'''

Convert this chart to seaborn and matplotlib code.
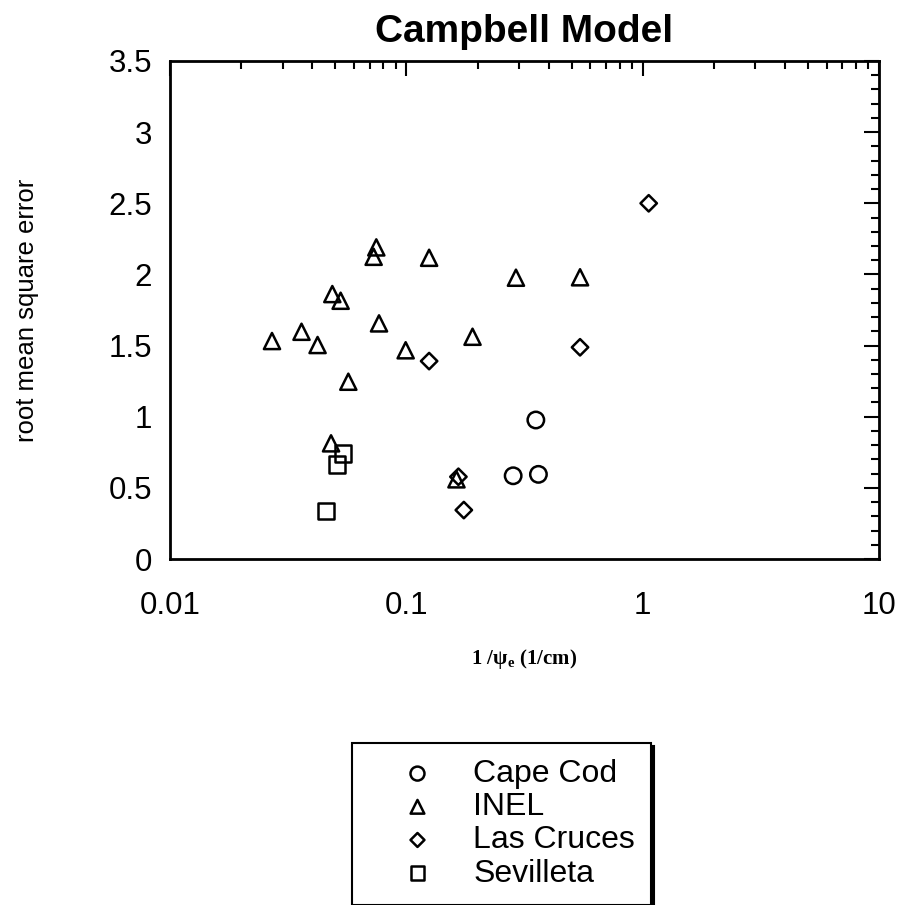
import numpy as np
import pandas as pd
import matplotlib
matplotlib.use("Agg")
import matplotlib.pyplot as plt
import seaborn as sns
from matplotlib.ticker import FixedLocator, FixedFormatter, MultipleLocator, LogLocator, NullFormatter

# ---- data ----
cape_cod_x = [0.353, 0.283, 0.362]
cape_cod_y = [0.977, 0.585, 0.595]
inel_x = [0.027, 0.036, 0.0421, 0.0486, 0.0527, 0.0746, 0.0727, 0.1248,
          0.0766, 0.0993, 0.0568, 0.048, 0.1905, 0.2908, 0.1629, 0.543]
inel_y = [1.532, 1.597, 1.504, 1.862, 1.815, 2.19, 2.124, 2.117,
          1.656, 1.467, 1.246, 0.813, 1.562, 1.977, 0.56, 1.98]
las_cruces_x = [0.1248, 0.175, 0.166, 1.06, 0.543]
las_cruces_y = [1.391, 0.344, 0.578, 2.50, 1.488]
sevilleta_x = [0.0458, 0.0539, 0.0508]
sevilleta_y = [0.337, 0.743, 0.665]

site_names = ["Cape Cod", "INEL", "Las Cruces", "Sevilleta"]
x_ticks = [0.01, 0.1, 1, 10]
x_tick_labels = ["0.01", "0.1", "1", "10"]
y_ticks = [0, 0.5, 1, 1.5, 2, 2.5, 3, 3.5]
y_tick_labels = ["0", "0.5", "1", "1.5", "2", "2.5", "3", "3.5"]

df = pd.concat([
    pd.DataFrame({"x": cape_cod_x, "y": cape_cod_y, "site": site_names[0]}),
    pd.DataFrame({"x": inel_x, "y": inel_y, "site": site_names[1]}),
    pd.DataFrame({"x": las_cruces_x, "y": las_cruces_y, "site": site_names[2]}),
    pd.DataFrame({"x": sevilleta_x, "y": sevilleta_y, "site": site_names[3]}),
], ignore_index=True)

sns.set_style("white")
plt.rcParams["font.family"] = ["Liberation Sans", "DejaVu Sans"]
plt.rcParams["text.color"] = "black"
plt.rcParams["axes.labelcolor"] = "black"
plt.rcParams["xtick.color"] = "black"
plt.rcParams["ytick.color"] = "black"

fig = plt.figure(figsize=(9.03, 9.05), dpi=100)
ax = fig.add_axes([0.1883, 0.3823, 0.7852, 0.5503])

styles = {
    "Cape Cod": dict(marker="o", s=140),
    "INEL": dict(marker="^", s=135),
    "Las Cruces": dict(marker="D", s=70),
    "Sevilleta": dict(marker="s", s=140),
}
for site in site_names:
    sub = df[df["site"] == site]
    sns.scatterplot(data=sub, x="x", y="y", ax=ax, facecolor="none",
                    edgecolor="black", linewidth=1.8, label=site, legend=False,
                    **styles[site])

ax.set_xscale("log")
ax.set_xlim(0.01, 10)
ax.set_ylim(0, 3.5)
ax.xaxis.set_major_locator(FixedLocator(x_ticks))
ax.xaxis.set_major_formatter(FixedFormatter(x_tick_labels))
ax.xaxis.set_minor_locator(LogLocator(base=10, subs=np.arange(2, 10)))
ax.xaxis.set_minor_formatter(NullFormatter())
ax.yaxis.set_major_locator(FixedLocator(y_ticks))
ax.yaxis.set_major_formatter(FixedFormatter(y_tick_labels))
ax.yaxis.set_minor_locator(MultipleLocator(0.1))

ax.tick_params(which="both", direction="in", top=True, right=True,
               width=1.5, color="black", labelsize=22.5, labelcolor="black")
ax.tick_params(which="major", length=11)
ax.tick_params(which="minor", length=6)
ax.tick_params(axis="y", which="major", pad=13)
ax.tick_params(axis="x", which="major", pad=23)
for sp in ax.spines.values():
    sp.set_visible(True)
    sp.set_color("black")
    sp.set_linewidth(2)

ax.set_title("Campbell Model", fontsize=28, fontweight="bold", pad=14)
ax.set_ylabel("root mean square error", fontsize=18.5, labelpad=50)
ax.set_xlabel(r"1 /ψ$_\mathregular{e}$ (1/cm)", fontsize=15, fontweight="bold",
              family=["Liberation Serif", "DejaVu Serif"], labelpad=19)

handles, labels = ax.get_legend_handles_labels()
leg = fig.legend(handles, labels, loc="upper left",
                 bbox_to_anchor=(352 / 903, 1 - 743 / 905),
                 borderaxespad=0, fontsize=23, frameon=True, fancybox=False,
                 edgecolor="black", handlelength=3.1, handletextpad=0.2,
                 borderpad=0.5, labelspacing=0.1, markerscale=0.85,
                 shadow={"color": "black", "alpha": 1})
leg.get_frame().set_linewidth(1.5)

fig.savefig("out.png", dpi=100)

'''

■ Requirement:
Transcribe exactly, with no pictures, the lines running from the first line of the material through the line holding "from matplotlib.ticker import".

■ Worked solution:
Convert this chart to seaborn and matplotlib code.
import numpy as np
import pandas as pd
import matplotlib
matplotlib.use("Agg")
import matplotlib.pyplot as plt
import seaborn as sns
from matplotlib.ticker import FixedLocator, FixedFormatter, MultipleLocator, LogLocator, NullFormatter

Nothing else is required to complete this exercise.